The thing about coming home is that all efforts you made to pop the bubble you grew up in are suddenly questioned, at least the first time you make it back. I haven't been home in three months, and when I woke up yesterday morning, for a moment, I wondered if I had dreamt all of college. Then, it was 40 degrees outside and raining and I realized it was not summer so therefore time had passed.
The weirdest part is that "my home" is my dorm, because it’s a home I made for myself, but “home” is a shared home. “Home” is not “mine” it’s “ours"—the home of my family, of my friends. The thing that makes it home is the fact that it is shared by the people I love. This is why home will always be a part of you, because the memories won't be forgotten. Home is just a bunch of experiences and feelings all smashed together through music, food, ridiculous stories, and stupid mistakes. Home isn't the physical place necessarily, but rather it’s the physical place that reminds you of all those stories and memories.
This is why when families move, the home goes with them (and all that cheesy crap about home is where the heart is, blah blah blah, sorry). But really, you can love a place for more than the beauty of it. There are places far more beautiful than my hometown and yet I make the effort to spend Thanksgiving break in the freezing cold, gray, and rainy island where most of my old friends don't talk to me anymore and the other half aren't even home themselves. And why? Why would I come to a place that has caused me so much trouble? Because of the good; because of my mom and stepdad, the friends who stuck by me, the food that isn't dining hall garbage, the people I’ve missed, and those I can make amends with. I came home for the people and feelings. And OK, yeah, it’s nice to not hear screaming drunks outside my window at night, and hellllloooooo queen sized bed and a big, open room all to myself (not to mention candles. I’m allowed to risk burning this house down). But when it comes down to what makes a home a home, it’s the people; the traditions.
I made a list of things we had to do while I was home for a mere two days: go on a walk with mom, see the shiny new library, cook a big dinner while listening to music, make morning pancakes, and have movie nights. It was really just a compilation of all the things that make me feel the most at home, even if they have no real satisfactory substitute out of the context of my own old, little, white farmhouse by the sea.
I missed the view of the salt pond outside my window, and the dry air from the Glenwood stove that always makes me sneeze. And yeah, I’m stealing hot chocolate packets and ceramic plates from my house (girl’s gotta keep the dorm stocked), but the best part about being home after months is taking your changed self—your self sufficient self—and letting your old world take care of you, but not push you around. That's the best part. You’ve removed yourself for long enough to make yourself your own person and find what you wanted for your life and maybe even some slight definition in progress or classes or whatever you strive for, and you've had to do it with your own motivation and strength.

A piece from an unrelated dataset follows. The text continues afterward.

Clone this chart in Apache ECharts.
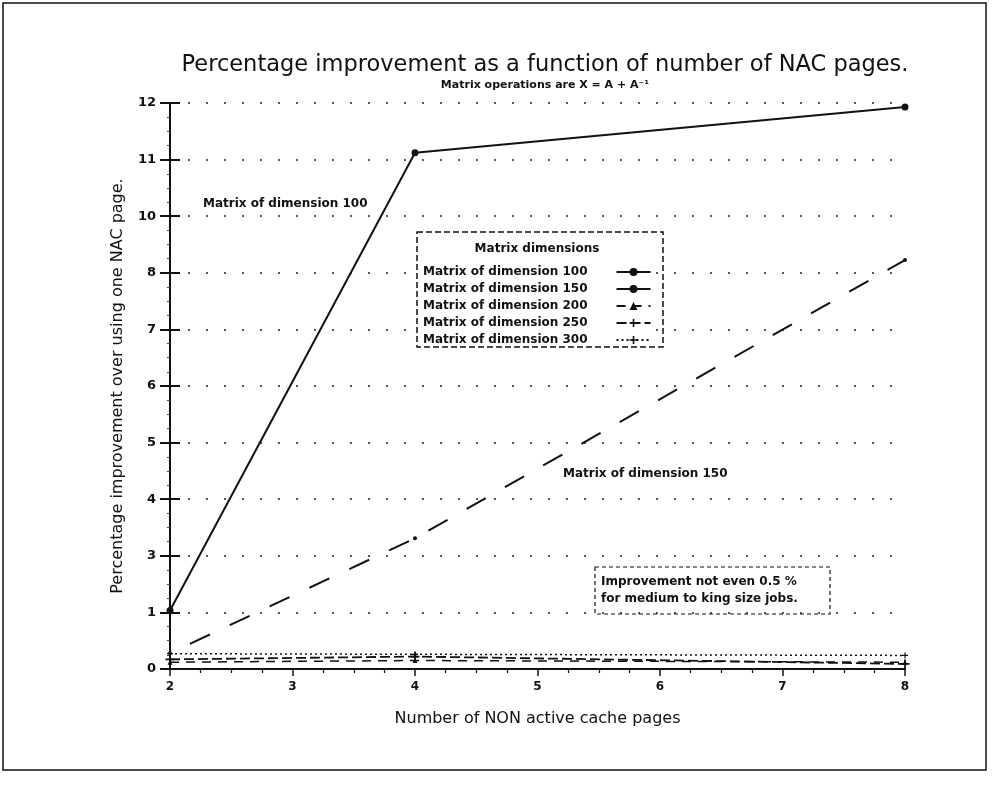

Through long essay nights, sleeping in past appointments, having to actually seek out your own meals, and making sure you don't go broke, you've made some semblance of a life on your own. For me, as a highly independent person, this wasn't too hard, but there really is no comparison to coming home and getting to just be. It’s so much easier and lighter to be with your family when the stress of life now lives somewhere else. For someone who hated a lot of high school (not all—shout out to my squad ((I have no idea if you read these articles @squaG))), leaving home was a long awaited dream and something I was able to use to make myself better, while coming home was literally so scary it took three months and the dorms closing to get me out. I’ve realized it's not so scary though, because coming home is what you make it. It's the friends you see, the people you hug and cry with, and the boundaries you set that make it worth it. The people you love, and missed. They are your home.
And now, all I have to say to you—my lost love whom I will love forever and always—is, thank you so much.